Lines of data

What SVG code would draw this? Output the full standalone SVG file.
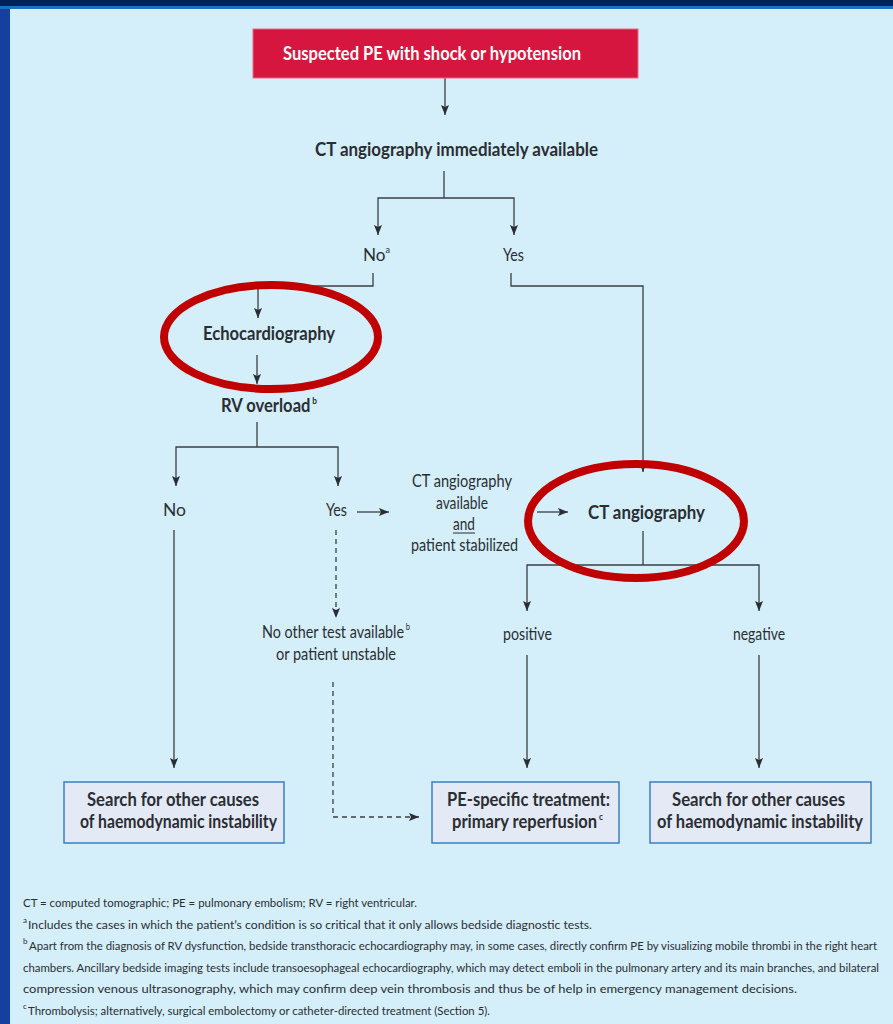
<svg xmlns="http://www.w3.org/2000/svg" width="893" height="1024" viewBox="0 0 893 1024">
<style>
.b{font-family:Lato,"Liberation Sans",sans-serif;font-weight:bold;font-size:18px;fill:#2a2e33}
.r{font-family:Lato,"Liberation Sans",sans-serif;font-size:17px;fill:#2a2e33}
.sup{font-size:9px}
.f{font-family:Lato,"Liberation Sans",sans-serif;font-size:11.5px;fill:#2a2e33}
.fs{font-family:Lato,"Liberation Sans",sans-serif;font-size:8px;fill:#2a2e33}
.ln{fill:none;stroke:#3a3f45;stroke-width:1.3}
.ar{marker-end:url(#ah)}
.da{stroke-dasharray:5 4}
.box{fill:#e4e9f6;stroke:#3b7fbf;stroke-width:1.5}
.hl{fill:none;stroke:#c00000;stroke-width:8}
</style>
<defs>
<marker id="ah" markerUnits="userSpaceOnUse" markerWidth="10" markerHeight="8" refX="10" refY="4" orient="auto">
<path d="M0,0 L10,4 L0,8 L2,4 z" fill="#2a2e33"/>
</marker>
</defs>
<rect x="0" y="0" width="893" height="1024" fill="#1540a0"/>
<rect x="0" y="0" width="893" height="7" fill="#03205f"/>
<rect x="0" y="6" width="893" height="3" fill="#1c6fc2"/>
<rect x="10" y="9" width="883" height="1015" fill="#d4eefa"/>

<g id="connectors">
<line class="ln ar" x1="445" y1="78" x2="445" y2="115"/>
<polyline class="ln" points="444,171 444,198"/>
<polyline class="ln ar" points="444,198 378,198 378,235"/>
<polyline class="ln ar" points="444,198 514,198 514,235"/>
<polyline class="ln ar" points="373,273 373,286 258,286 258,318"/>
<polyline class="ln ar" points="511,273 511,286 643,286 643,472"/>
<line class="ln ar" x1="257" y1="355" x2="257" y2="384"/>
<polyline class="ln" points="257,422 257,447"/>
<polyline class="ln ar" points="257,447 176,447 176,486"/>
<polyline class="ln ar" points="257,447 338,447 338,486"/>
<line class="ln ar" x1="174" y1="530" x2="174" y2="768"/>
<line class="ln ar" x1="357" y1="512" x2="389" y2="512"/>
<line class="ln ar" x1="537" y1="512" x2="568" y2="512"/>
<line class="ln da ar" x1="336" y1="530" x2="336" y2="618"/>
<polyline class="ln da ar" points="333,682 333,817 419,817"/>
<line class="ln" x1="643" y1="531" x2="643" y2="565"/>
<polyline class="ln ar" points="643,565 527,565 527,611"/>
<polyline class="ln ar" points="643,565 759,565 759,611"/>
<line class="ln ar" x1="527" y1="655" x2="527" y2="768"/>
<line class="ln ar" x1="759" y1="655" x2="759" y2="768"/>
</g>

<g id="start">
<rect x="253" y="29" width="385" height="49" fill="#d6163f" stroke="#e86a80" stroke-width="1"/>
<text class="b" x="283" y="60" textLength="298" lengthAdjust="spacingAndGlyphs" style="fill:#ffffff">Suspected PE with shock or hypotension</text>
</g>
<g id="ct-immediate">
<text class="b" x="315" y="156" textLength="283" lengthAdjust="spacingAndGlyphs">CT angiography immediately available</text>
</g>
<g id="no-a">
<text class="r" x="363" y="261" textLength="27" lengthAdjust="spacingAndGlyphs">No<tspan class="sup" dy="-8">a</tspan></text>
</g>
<g id="yes-top">
<text class="r" x="503" y="261" textLength="21" lengthAdjust="spacingAndGlyphs">Yes</text>
</g>
<g id="echo">
<text class="b" x="203" y="340" textLength="132" lengthAdjust="spacingAndGlyphs">Echocardiography</text>
</g>
<g id="rv-overload">
<text class="b" x="221" y="412" textLength="96" lengthAdjust="spacingAndGlyphs">RV overload<tspan class="sup" dx="2" dy="-8">b</tspan></text>
</g>
<g id="no-rv">
<text class="r" x="163" y="516" textLength="23" lengthAdjust="spacingAndGlyphs">No</text>
</g>
<g id="yes-rv">
<text class="r" x="326" y="516" textLength="21" lengthAdjust="spacingAndGlyphs">Yes</text>
</g>
<g id="ct-available">
<text class="r" x="412" y="487" textLength="100" lengthAdjust="spacingAndGlyphs">CT angiography</text>
<text class="r" x="436" y="509" textLength="52" lengthAdjust="spacingAndGlyphs">available</text>
<text class="r" x="453" y="530" textLength="22" lengthAdjust="spacingAndGlyphs">and</text>
<line x1="453" y1="533" x2="475" y2="533" stroke="#2a2e33" stroke-width="1"/>
<text class="r" x="411" y="551" textLength="107" lengthAdjust="spacingAndGlyphs">patient stabilized</text>
</g>
<g id="ct-angio">
<text class="b" x="588" y="519" textLength="117" lengthAdjust="spacingAndGlyphs">CT angiography</text>
</g>
<g id="no-other">
<text class="r" x="262" y="638" textLength="148" lengthAdjust="spacingAndGlyphs">No other test available<tspan class="sup" dx="2" dy="-8">b</tspan></text>
<text class="r" x="276" y="660" textLength="120" lengthAdjust="spacingAndGlyphs">or patient unstable</text>
</g>
<g id="positive">
<text class="r" x="503" y="640" textLength="49" lengthAdjust="spacingAndGlyphs">positive</text>
</g>
<g id="negative">
<text class="r" x="733" y="640" textLength="52" lengthAdjust="spacingAndGlyphs">negative</text>
</g>
<g id="search-left">
<rect class="box" x="64" y="782" width="220" height="61"/>
<text class="b" x="87" y="806" textLength="172" lengthAdjust="spacingAndGlyphs">Search for other causes</text>
<text class="b" x="80" y="828" textLength="197" lengthAdjust="spacingAndGlyphs">of haemodynamic instability</text>
</g>
<g id="pe-treatment">
<rect class="box" x="432" y="782" width="187" height="61"/>
<text class="b" x="447" y="806" textLength="163" lengthAdjust="spacingAndGlyphs">PE-specific treatment:</text>
<text class="b" x="452" y="828" textLength="151" lengthAdjust="spacingAndGlyphs">primary reperfusion<tspan class="sup" dx="2" dy="-8">c</tspan></text>
</g>
<g id="search-right">
<rect class="box" x="650" y="782" width="221" height="61"/>
<text class="b" x="672" y="806" textLength="173" lengthAdjust="spacingAndGlyphs">Search for other causes</text>
<text class="b" x="657" y="828" textLength="206" lengthAdjust="spacingAndGlyphs">of haemodynamic instability</text>
</g>

<g id="highlights">
<ellipse class="hl" cx="271" cy="337" rx="107" ry="52"/>
<ellipse class="hl" cx="636" cy="521" rx="108" ry="57"/>
</g>

<g id="footnotes">
<text class="f" x="23" y="907" textLength="394" lengthAdjust="spacingAndGlyphs">CT = computed tomographic; PE = pulmonary embolism; RV = right ventricular.</text>
<text class="fs" x="23" y="923">a</text>
<text class="f" x="28" y="929" textLength="564" lengthAdjust="spacingAndGlyphs">Includes the cases in which the patient’s condition is so critical that it only allows bedside diagnostic tests.</text>
<text class="fs" x="23" y="944">b</text>
<text class="f" x="29" y="950" textLength="848" lengthAdjust="spacingAndGlyphs">Apart from the diagnosis of RV dysfunction, bedside transthoracic echocardiography may, in some cases, directly confirm PE by visualizing mobile thrombi in the right heart</text>
<text class="f" x="23" y="972" textLength="856" lengthAdjust="spacingAndGlyphs">chambers. Ancillary bedside imaging tests include transoesophageal echocardiography, which may detect emboli in the pulmonary artery and its main branches, and bilateral</text>
<text class="f" x="23" y="993" textLength="774" lengthAdjust="spacingAndGlyphs">compression venous ultrasonography, which may confirm deep vein thrombosis and thus be of help in emergency management decisions.</text>
<text class="fs" x="23" y="1009">c</text>
<text class="f" x="28" y="1015" textLength="462" lengthAdjust="spacingAndGlyphs">Thrombolysis; alternatively, surgical embolectomy or catheter-directed treatment (Section 5).</text>
</g>
</svg>
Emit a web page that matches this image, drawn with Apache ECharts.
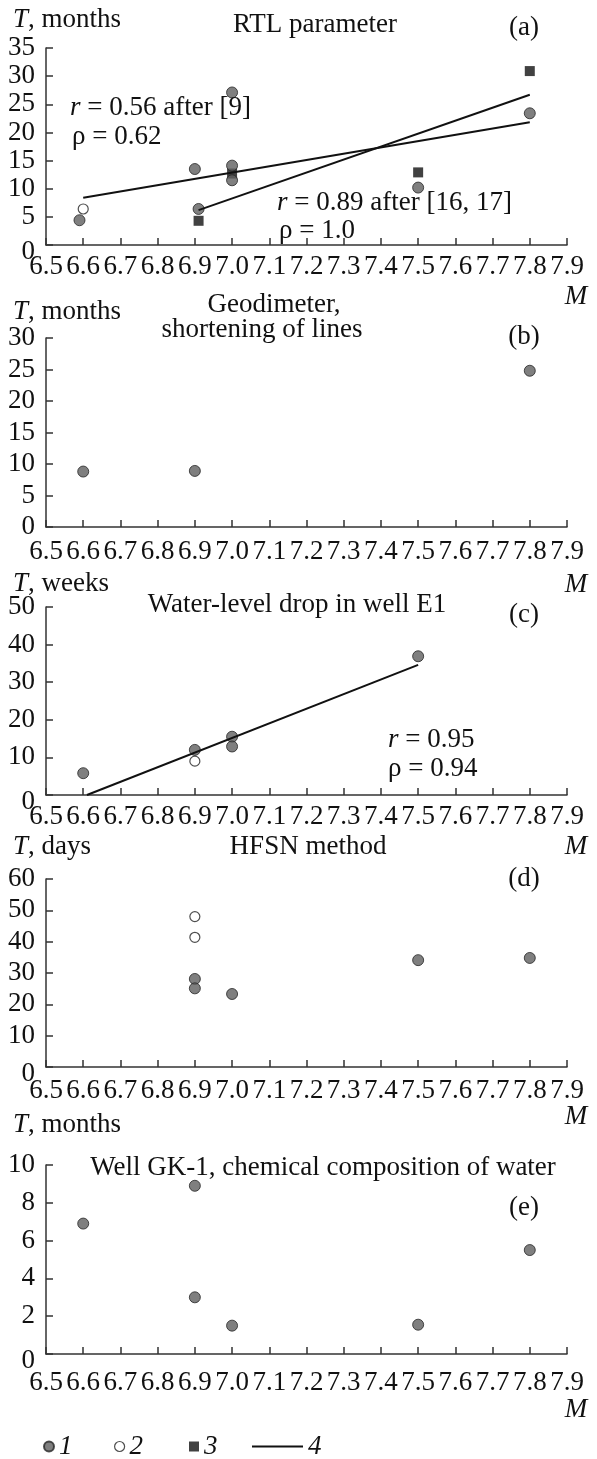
<!DOCTYPE html>
<html>
<head>
<meta charset="utf-8">
<script src="https://cdn.jsdelivr.net/npm/echarts@6.0.0/dist/echarts.min.js"></script>
<style>
  html, body { margin: 0; padding: 0; background: #fff; }
  #chart { width: 597px; height: 1459px; }
</style>
</head>
<body>
<div id="chart"></div>
<script>
// magnitude axis, shared by all panels
var mTicks = [6.5, 7.9, 0.1];

// (a) RTL parameter, T in months
var a_type1 = [[6.59, 4.4], [6.9, 13.5], [6.91, 6.4], [7.0, 27.1], [7.0, 14.1], [7.0, 11.5], [7.5, 10.2], [7.8, 23.4]];
var a_type2 = [[6.6, 6.4]];
var a_type3 = [[6.91, 4.3], [7.0, 12.7], [7.5, 12.9], [7.8, 30.9]];
var a_fit1 = [[6.6, 8.4], [7.8, 21.8]];
var a_fit2 = [[6.91, 6.2], [7.8, 26.7]];

// (b) geodimeter, T in months
var b_type1 = [[6.6, 8.8], [6.9, 8.9], [7.8, 24.8]];

// (c) water level in well E1, T in weeks
var c_type1 = [[6.6, 5.8], [6.9, 12.0], [7.0, 15.5], [7.0, 12.9], [7.5, 36.9]];
var c_type2 = [[6.9, 9.0]];
var c_fit = [[6.61, 0], [7.5, 34.6]];

// (d) HFSN method, T in days
var d_type1 = [[6.9, 28.1], [6.9, 25.1], [7.0, 23.3], [7.5, 34.1], [7.8, 34.8]];
var d_type2 = [[6.9, 48.0], [6.9, 41.4]];

// (e) well GK-1, T in months
var e_type1 = [[6.6, 6.9], [6.9, 8.9], [6.9, 3.0], [7.0, 1.5], [7.5, 1.55], [7.8, 5.5]];

// y axes: max / step
var yMax = [35, 30, 50, 60, 10];
var yStep = [5, 5, 10, 10, 2];

var FONT = 'Liberation Serif';
var FS = 27;
var INK = '#111';
var AXIS = '#333';

var gridTop = [48, 338, 607, 879, 1165];
var gridBottom = [245, 527, 795, 1067, 1354];
var xLabelMargin = [8, 11, 8, 10, 15];
var zeroShift = [true, false, true, true, true];

var chart = echarts.init(document.getElementById('chart'));

var grids = [], xAxes = [], yAxes = [], series = [];

for (var i = 0; i < 5; i++) {
    grids.push({
        left: 46, width: 521,
        top: gridTop[i], height: gridBottom[i] - gridTop[i],
        outerBoundsMode: 'none'
    });
    xAxes.push({
        gridIndex: i, type: 'value',
        min: mTicks[0], max: mTicks[1], interval: mTicks[2],
        axisLine: {lineStyle: {color: AXIS, width: 1.5}},
        axisTick: {inside: true, length: 7, lineStyle: {color: AXIS, width: 1.5}},
        splitLine: {show: false},
        axisLabel: {
            margin: xLabelMargin[i], color: INK, fontFamily: FONT, fontSize: FS,
            formatter: function (v) { return v.toFixed(1); }
        }
    });
    yAxes.push({
        gridIndex: i, type: 'value',
        min: 0, max: yMax[i], interval: yStep[i],
        axisLine: {show: true, lineStyle: {color: AXIS, width: 1.5}},
        axisTick: {show: true, inside: true, length: 7, lineStyle: {color: AXIS, width: 1.5}},
        splitLine: {show: false},
        axisLabel: {
            margin: 11, color: INK, fontFamily: FONT, fontSize: FS,
            formatter: (function (shift) {
                return function (v) { return (v === 0 && shift) ? '{z|0}' : String(v); };
            })(zeroShift[i]),
            rich: {z: {fontFamily: FONT, fontSize: FS, color: INK, padding: [14, 0, 0, 0]}}
        }
    });
}

function dots(idx, data) {
    return {
        name: '1', type: 'scatter', xAxisIndex: idx, yAxisIndex: idx, data: data,
        symbol: 'circle', symbolSize: 11, z: 3,
        itemStyle: {color: '#5f5f5f', borderColor: '#262626', borderWidth: 1}
    };
}
function openDots(idx, data) {
    return {
        name: '2', type: 'scatter', xAxisIndex: idx, yAxisIndex: idx, data: data,
        symbol: 'circle', symbolSize: 10, z: 3,
        itemStyle: {color: '#fff', borderColor: '#222', borderWidth: 1.2}
    };
}
function squares(idx, data) {
    return {
        name: '3', type: 'scatter', xAxisIndex: idx, yAxisIndex: idx, data: data,
        symbol: 'rect', symbolSize: 10, z: 2,
        itemStyle: {color: '#111'}
    };
}
function fit(idx, data) {
    return {
        name: '4', type: 'line', xAxisIndex: idx, yAxisIndex: idx, data: data,
        symbol: 'none', z: 4,
        itemStyle: {color: '#111'},
        lineStyle: {color: '#111', width: 2}
    };
}

series.push(squares(0, a_type3), dots(0, a_type1), openDots(0, a_type2), fit(0, a_fit1), fit(0, a_fit2));
series.push(dots(1, b_type1));
series.push(dots(2, c_type1), openDots(2, c_type2), fit(2, c_fit));
series.push(dots(3, d_type1), openDots(3, d_type2));
series.push(dots(4, e_type1));

var RICH = {
    i: {fontStyle: 'italic', fontFamily: FONT, fontSize: FS, fill: INK, color: INK}
};
function txt(x, y, s, align) {
    return {
        type: 'text', x: x, y: y, z: 10,
        style: {
            text: s, fill: INK, fontFamily: FONT, fontSize: FS,
            align: align, verticalAlign: 'middle',
            textAlign: align, textVerticalAlign: 'middle',
            rich: RICH
        }
    };
}

var texts = [
    // (a)
    txt(13, 20, '{i|T}, months', 'left'),
    txt(315, 25, 'RTL parameter', 'center'),
    txt(524, 28, '(a)', 'center'),
    txt(70, 108, '{i|r} = 0.56 after [9]', 'left'),
    txt(72, 137, 'ρ = 0.62', 'left'),
    txt(277, 203, '{i|r} = 0.89 after [16, 17]', 'left'),
    txt(279, 231, 'ρ = 1.0', 'left'),
    txt(576, 297, '{i|M}', 'center'),
    // (b)
    txt(13, 312, '{i|T}, months', 'left'),
    txt(274, 305, 'Geodimeter,', 'center'),
    txt(262, 330, 'shortening of lines', 'center'),
    txt(524, 337, '(b)', 'center'),
    txt(576, 585, '{i|M}', 'center'),
    // (c)
    txt(13, 584, '{i|T}, weeks', 'left'),
    txt(297, 605, 'Water-level drop in well E1', 'center'),
    txt(524, 615, '(c)', 'center'),
    txt(388, 740, '{i|r} = 0.95', 'left'),
    txt(388, 769, 'ρ = 0.94', 'left'),
    txt(576, 847, '{i|M}', 'center'),
    // (d)
    txt(13, 847, '{i|T}, days', 'left'),
    txt(308, 847, 'HFSN method', 'center'),
    txt(524, 879, '(d)', 'center'),
    txt(576, 1117, '{i|M}', 'center'),
    // (e)
    txt(13, 1125, '{i|T}, months', 'left'),
    txt(323, 1168, 'Well GK-1, chemical composition of water', 'center'),
    txt(524, 1208, '(e)', 'center'),
    txt(576, 1410, '{i|M}', 'center')
];

function legendItem(name, left, w, h, extra) {
    var item = {name: name};
    for (var k in extra) item[k] = extra[k];
    return {
        left: left, top: 1433, padding: 0, itemGap: 0,
        itemWidth: w, itemHeight: h, selectedMode: false,
        textStyle: {fontFamily: FONT, fontSize: FS, fontStyle: 'italic', color: INK},
        data: [item]
    };
}

var option = {
    animation: false,
    backgroundColor: '#fff',
    grid: grids,
    xAxis: xAxes,
    yAxis: yAxes,
    series: series,
    graphic: texts,
    legend: [
        legendItem('1', 43, 10, 10, {icon: 'circle'}),
        legendItem('2', 114, 10, 10, {icon: 'circle', itemStyle: {color: '#fff', borderColor: '#222', borderWidth: 1.2}}),
        legendItem('3', 189, 10, 10, {icon: 'rect'}),
        legendItem('4', 252, 51, 2, {icon: 'rect', itemStyle: {color: '#111', borderWidth: 0}})
    ]
};

chart.setOption(option);
</script>
</body>
</html>
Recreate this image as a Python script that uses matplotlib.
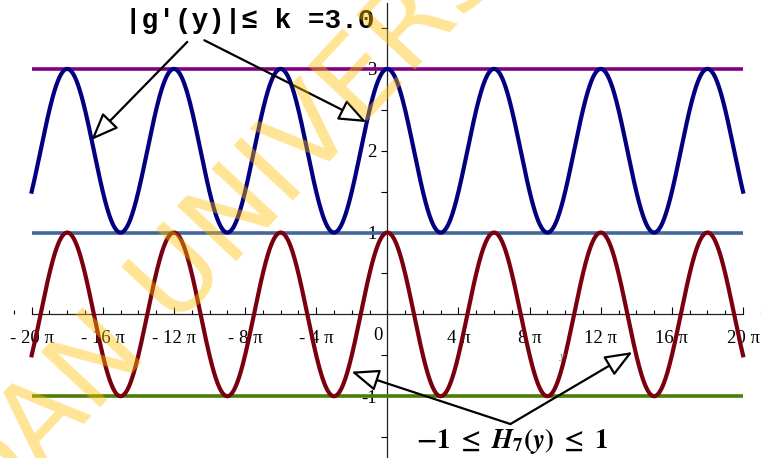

_REQUIREMENT_.
Tally the lines of the preceding listing in which the word "that" appears; state nothing but the total.

_EXERCISE RESPONSE_.
3